Plenty of work remains for chainsaw crews around the region, and nearly one week after the storm more than half a million homes still lacked electricity-down from 7.5 million in Irene's immediate aftermath.
That included many in the Chester, Va., neighborhood where Thompson has lived for 35 years. Trees remained down in the backyards of three surrounding yards-including two that devastated homes into crumpled masses of mud, roofing material, dry wall, and limbs. As long as the power stayed out, extension cords ran from house to house as neighbors shared generators, and windows stayed open to catch any breeze in the absence of air conditioning. With more storms brewing in the Atlantic and the Gulf (one week after Irene, Tropical Storm Lee dumped more than a foot of rain in Gulf Coast areas over Labor Day weekend), these residents realize their post-hurricane routine may not be over soon: using camping stoves to boil hot water for coffee, backyard fences to dry clothes, and neighbors swapping breakfast in exchange for generator use.
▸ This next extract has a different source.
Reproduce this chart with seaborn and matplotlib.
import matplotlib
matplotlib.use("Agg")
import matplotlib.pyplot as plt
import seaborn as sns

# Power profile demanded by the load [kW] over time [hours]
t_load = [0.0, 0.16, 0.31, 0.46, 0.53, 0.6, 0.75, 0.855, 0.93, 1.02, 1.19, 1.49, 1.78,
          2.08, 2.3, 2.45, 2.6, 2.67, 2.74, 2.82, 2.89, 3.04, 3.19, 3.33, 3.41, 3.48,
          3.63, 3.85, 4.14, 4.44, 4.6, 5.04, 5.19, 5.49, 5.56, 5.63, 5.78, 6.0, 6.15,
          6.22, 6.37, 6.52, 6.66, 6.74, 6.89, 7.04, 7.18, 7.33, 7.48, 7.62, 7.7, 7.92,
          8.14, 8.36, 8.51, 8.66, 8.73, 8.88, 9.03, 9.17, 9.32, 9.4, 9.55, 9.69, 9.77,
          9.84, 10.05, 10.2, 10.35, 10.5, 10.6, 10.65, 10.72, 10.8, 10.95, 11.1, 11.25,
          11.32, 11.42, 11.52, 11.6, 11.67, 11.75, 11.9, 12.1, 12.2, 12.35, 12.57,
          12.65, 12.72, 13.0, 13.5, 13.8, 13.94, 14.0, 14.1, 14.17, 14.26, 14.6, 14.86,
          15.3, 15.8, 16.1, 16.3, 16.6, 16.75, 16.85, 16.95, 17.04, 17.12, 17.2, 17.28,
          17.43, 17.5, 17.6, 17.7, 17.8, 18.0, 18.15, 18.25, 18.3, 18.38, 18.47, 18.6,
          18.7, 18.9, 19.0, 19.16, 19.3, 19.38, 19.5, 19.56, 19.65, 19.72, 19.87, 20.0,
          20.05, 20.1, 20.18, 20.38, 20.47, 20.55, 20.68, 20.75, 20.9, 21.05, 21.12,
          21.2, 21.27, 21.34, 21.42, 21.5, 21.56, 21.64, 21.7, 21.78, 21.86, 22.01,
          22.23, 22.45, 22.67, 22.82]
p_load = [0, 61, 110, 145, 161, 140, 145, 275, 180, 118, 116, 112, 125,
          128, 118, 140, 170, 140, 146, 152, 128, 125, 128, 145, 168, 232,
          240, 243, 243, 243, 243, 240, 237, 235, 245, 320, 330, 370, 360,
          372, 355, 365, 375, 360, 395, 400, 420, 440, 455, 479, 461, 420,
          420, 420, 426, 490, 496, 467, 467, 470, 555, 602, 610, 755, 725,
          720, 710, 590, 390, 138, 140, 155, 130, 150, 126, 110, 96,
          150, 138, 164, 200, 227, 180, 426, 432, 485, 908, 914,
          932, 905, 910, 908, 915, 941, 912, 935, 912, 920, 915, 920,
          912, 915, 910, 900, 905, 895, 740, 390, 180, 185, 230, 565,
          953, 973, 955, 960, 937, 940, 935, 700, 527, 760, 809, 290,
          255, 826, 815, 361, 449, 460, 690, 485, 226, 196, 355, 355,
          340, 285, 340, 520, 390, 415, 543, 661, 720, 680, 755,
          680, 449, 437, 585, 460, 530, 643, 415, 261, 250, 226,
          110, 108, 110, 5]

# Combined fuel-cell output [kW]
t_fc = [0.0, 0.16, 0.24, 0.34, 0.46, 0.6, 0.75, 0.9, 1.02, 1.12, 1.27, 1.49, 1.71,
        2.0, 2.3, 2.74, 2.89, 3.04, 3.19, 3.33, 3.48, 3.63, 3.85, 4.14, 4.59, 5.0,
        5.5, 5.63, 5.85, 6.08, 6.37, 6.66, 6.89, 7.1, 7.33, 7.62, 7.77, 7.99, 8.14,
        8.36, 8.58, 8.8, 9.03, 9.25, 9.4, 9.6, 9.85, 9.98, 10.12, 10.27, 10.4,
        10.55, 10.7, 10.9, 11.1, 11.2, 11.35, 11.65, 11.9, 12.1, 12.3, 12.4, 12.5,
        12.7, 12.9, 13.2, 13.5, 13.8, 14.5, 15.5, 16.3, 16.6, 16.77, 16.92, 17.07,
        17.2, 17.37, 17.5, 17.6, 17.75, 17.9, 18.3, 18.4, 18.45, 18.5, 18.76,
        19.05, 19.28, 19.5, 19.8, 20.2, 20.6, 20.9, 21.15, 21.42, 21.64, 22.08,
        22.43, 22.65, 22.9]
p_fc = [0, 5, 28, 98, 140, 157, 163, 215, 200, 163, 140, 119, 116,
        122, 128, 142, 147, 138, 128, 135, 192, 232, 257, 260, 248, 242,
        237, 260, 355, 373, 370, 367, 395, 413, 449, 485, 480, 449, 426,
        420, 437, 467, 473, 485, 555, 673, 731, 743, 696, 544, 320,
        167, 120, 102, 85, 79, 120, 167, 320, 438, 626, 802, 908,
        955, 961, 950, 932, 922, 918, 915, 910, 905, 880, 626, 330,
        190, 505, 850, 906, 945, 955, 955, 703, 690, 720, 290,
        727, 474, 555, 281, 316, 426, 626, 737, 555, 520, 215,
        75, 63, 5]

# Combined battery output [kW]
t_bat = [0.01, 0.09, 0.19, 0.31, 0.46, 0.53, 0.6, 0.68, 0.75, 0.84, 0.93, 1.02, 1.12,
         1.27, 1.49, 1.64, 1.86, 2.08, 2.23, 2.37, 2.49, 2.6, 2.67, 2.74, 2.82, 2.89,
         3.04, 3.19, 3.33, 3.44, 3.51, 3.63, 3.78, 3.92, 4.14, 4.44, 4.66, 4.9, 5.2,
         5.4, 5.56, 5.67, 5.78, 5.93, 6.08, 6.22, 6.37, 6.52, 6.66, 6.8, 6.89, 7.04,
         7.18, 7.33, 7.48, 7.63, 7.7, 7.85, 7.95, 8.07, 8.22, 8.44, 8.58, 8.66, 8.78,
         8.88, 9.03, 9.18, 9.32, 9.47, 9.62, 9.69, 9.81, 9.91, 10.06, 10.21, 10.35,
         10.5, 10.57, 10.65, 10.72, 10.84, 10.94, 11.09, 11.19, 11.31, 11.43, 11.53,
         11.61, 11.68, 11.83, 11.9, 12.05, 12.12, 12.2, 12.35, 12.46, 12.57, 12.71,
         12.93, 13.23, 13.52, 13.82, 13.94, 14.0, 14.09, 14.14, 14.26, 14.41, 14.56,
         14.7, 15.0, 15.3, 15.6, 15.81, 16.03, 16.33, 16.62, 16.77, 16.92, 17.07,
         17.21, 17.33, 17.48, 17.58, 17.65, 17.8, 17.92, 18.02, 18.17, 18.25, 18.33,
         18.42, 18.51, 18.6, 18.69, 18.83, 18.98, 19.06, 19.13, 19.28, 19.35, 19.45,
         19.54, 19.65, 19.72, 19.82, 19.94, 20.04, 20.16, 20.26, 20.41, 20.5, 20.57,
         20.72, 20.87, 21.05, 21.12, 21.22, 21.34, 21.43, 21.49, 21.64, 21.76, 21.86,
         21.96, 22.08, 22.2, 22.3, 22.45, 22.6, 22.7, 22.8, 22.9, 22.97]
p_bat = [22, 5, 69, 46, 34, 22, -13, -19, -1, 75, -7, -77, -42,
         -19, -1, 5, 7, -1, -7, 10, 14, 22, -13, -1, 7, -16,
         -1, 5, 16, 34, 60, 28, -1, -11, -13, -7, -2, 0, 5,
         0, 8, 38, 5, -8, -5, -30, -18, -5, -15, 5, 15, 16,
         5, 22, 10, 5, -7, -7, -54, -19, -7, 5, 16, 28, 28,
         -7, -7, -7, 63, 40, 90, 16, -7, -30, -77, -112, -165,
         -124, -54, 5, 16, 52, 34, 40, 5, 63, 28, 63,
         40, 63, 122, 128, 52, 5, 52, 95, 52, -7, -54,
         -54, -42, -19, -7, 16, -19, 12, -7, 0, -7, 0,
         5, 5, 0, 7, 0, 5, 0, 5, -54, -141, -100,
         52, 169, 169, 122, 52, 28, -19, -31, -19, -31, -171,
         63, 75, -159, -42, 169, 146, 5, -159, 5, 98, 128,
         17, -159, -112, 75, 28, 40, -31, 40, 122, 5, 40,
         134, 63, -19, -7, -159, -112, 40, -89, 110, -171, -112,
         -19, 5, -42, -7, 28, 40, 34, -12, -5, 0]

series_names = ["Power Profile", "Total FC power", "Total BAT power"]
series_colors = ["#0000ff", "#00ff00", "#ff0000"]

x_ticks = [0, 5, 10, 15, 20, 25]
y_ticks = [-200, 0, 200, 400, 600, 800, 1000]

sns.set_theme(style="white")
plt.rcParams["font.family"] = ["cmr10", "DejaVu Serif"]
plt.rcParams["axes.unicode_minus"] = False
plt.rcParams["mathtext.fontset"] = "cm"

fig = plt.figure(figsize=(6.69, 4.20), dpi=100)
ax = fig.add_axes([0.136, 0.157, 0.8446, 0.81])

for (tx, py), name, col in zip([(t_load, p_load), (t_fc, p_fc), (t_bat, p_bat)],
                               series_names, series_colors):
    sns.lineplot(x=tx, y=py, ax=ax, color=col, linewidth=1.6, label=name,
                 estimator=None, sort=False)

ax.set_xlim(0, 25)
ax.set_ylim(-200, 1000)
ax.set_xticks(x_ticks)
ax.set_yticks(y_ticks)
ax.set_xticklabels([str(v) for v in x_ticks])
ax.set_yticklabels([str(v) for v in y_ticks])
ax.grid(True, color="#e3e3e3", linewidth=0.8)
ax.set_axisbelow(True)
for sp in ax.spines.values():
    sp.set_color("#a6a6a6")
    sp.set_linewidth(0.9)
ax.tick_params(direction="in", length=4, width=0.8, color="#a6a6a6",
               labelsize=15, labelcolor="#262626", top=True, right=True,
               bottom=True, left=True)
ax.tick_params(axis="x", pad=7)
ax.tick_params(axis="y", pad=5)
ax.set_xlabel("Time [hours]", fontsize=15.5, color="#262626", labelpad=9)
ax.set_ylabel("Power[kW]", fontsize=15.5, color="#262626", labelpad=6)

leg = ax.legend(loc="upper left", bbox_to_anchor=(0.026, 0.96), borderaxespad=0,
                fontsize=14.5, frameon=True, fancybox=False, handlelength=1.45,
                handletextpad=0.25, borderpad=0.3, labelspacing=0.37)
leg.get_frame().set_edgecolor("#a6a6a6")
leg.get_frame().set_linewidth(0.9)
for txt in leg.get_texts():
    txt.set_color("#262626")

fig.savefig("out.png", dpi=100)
At the Thompson home, chainsaw master Griffith carved the shape of a cross into a remaining stump while the rest of his Southern Baptist disaster relief team raked leaves and hauled brush away in wheel barrows.
"That's going to stay up as a nice reminder," said Thompson as she came outside to offer the crew a cooler of drinks. The team huddled around Thompson and presented her with a Bible they had signed, and finished the day's work by praying with her. "God, sometimes we don't understand why things happen," said Stringer. "Through all of this we pray we can say God is good. You always provide for us."
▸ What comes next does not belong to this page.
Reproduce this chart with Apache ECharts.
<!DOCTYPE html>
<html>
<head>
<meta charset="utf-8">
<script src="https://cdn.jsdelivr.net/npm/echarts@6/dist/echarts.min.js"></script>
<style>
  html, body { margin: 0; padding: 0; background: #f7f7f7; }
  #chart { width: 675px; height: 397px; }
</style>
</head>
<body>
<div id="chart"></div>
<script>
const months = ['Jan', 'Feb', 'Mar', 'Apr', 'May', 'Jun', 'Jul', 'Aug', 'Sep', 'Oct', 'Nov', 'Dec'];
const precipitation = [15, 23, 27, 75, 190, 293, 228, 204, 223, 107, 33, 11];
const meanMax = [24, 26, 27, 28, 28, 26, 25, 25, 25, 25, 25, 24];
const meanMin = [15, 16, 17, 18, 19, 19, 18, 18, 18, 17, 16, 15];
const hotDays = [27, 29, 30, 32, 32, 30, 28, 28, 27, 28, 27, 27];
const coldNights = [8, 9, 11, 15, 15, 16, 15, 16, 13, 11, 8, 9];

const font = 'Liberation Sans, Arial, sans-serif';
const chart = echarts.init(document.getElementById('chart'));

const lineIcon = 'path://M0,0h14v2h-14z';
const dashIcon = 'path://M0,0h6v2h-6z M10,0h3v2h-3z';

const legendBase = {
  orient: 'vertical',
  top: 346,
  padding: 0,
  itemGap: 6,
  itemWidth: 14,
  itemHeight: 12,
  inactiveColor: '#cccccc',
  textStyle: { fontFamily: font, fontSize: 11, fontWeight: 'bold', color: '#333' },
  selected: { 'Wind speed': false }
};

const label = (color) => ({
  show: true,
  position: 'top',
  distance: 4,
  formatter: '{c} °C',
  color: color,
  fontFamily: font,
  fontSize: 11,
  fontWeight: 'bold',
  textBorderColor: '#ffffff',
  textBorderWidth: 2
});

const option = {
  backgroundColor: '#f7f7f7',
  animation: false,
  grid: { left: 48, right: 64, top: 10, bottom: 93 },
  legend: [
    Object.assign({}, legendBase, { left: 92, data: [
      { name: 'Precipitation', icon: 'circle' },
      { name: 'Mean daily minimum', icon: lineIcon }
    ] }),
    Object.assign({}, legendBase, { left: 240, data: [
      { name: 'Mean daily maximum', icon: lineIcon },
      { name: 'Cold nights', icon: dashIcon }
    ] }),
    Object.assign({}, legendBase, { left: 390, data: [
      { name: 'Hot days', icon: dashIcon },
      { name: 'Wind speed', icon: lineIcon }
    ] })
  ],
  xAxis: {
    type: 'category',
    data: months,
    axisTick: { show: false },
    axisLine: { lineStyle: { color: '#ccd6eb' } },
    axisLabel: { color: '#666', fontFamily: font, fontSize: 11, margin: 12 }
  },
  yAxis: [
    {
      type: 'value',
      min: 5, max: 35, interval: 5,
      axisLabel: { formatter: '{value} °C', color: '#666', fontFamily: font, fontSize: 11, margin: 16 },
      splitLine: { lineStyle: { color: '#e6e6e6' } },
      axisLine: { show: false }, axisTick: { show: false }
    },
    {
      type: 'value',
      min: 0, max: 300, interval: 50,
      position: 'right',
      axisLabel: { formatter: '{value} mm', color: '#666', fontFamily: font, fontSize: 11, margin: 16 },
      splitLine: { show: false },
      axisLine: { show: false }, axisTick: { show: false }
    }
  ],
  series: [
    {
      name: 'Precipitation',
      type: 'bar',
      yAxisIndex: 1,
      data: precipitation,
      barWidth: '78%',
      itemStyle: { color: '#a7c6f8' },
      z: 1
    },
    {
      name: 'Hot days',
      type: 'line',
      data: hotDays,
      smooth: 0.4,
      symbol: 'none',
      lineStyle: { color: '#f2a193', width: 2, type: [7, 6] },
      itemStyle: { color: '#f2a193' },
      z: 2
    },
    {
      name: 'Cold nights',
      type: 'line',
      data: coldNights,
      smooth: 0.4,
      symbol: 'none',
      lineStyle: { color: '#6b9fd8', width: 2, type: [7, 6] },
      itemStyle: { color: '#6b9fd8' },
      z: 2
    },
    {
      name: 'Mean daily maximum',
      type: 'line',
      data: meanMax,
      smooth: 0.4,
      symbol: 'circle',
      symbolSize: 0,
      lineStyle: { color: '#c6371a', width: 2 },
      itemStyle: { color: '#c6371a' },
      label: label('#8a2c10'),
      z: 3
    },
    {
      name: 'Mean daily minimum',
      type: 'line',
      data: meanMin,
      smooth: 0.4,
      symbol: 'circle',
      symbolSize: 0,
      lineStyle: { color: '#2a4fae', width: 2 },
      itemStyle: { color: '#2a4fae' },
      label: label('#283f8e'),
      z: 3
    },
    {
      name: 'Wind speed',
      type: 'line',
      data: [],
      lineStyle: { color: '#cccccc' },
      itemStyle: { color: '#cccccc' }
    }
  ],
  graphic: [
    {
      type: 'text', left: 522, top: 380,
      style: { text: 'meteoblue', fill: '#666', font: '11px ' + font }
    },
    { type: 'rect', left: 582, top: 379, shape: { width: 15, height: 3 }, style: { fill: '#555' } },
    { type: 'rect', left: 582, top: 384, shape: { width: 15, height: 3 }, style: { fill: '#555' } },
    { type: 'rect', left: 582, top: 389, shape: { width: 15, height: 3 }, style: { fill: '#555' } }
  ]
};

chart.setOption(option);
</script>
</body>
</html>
The worst flooding in Vermont in over 40 years occurred after Irene dumped seven inches of rain on the state on Aug. 28. The water overwhelmed historic bridges, washed out more than 260 roads and stranded residents in several towns. "We had to drive around the entire state," said Lt. Jason Brake with The Salvation Army who traveled from Maine to provide relief to Vermont's hardest hit areas. "There are parts of the roads that are totally impassable, swallowed by the river."
In Waterbury, Vt., Marilyn Reynolds, watching a nearby river suddenly surge toward her home, grabbed a purse and sweatshirt before driving to higher ground.
"I was in denial," Reynolds admitted. "I was shaking like a leaf ... I just couldn't believe it." She moved to wait at a church until she could make it to her sister's house in Barre, 20 miles away. They waited a day for the water to recede and then went to survey the damage: Two and a half feet of water, mixed with kerosene and thick mud, had flooded her trailer home.
"I walked in ... the mud was so thick and everything was upside down," said Joyce Dutil, Reynolds' sister. She picked up Reynolds' waterlogged wedding albums, and along with other family and friends tried to salvage dishes and other personal belongings. Reynolds is in her mid-60s, living off a small part-time job and Social Security. Now she isn't sure where to go.
"I don't know what to do," she said, "I've been praying a lot, asking the Lord to show me what to do." She spoke of her late husband, her voice shaking slightly: "We built everything together ... I wish he were here to help me." Reynolds isn't sure if she'll get a new trailer or an apartment or what financial help may be available-though some assistance seems likely from FEMA, The Salvation Army, and the Red Cross. She had no flood insurance and apartments in her area go for five times the rental cost of her trailer: "I feel like a door is closing on me and I've got to turn my life around."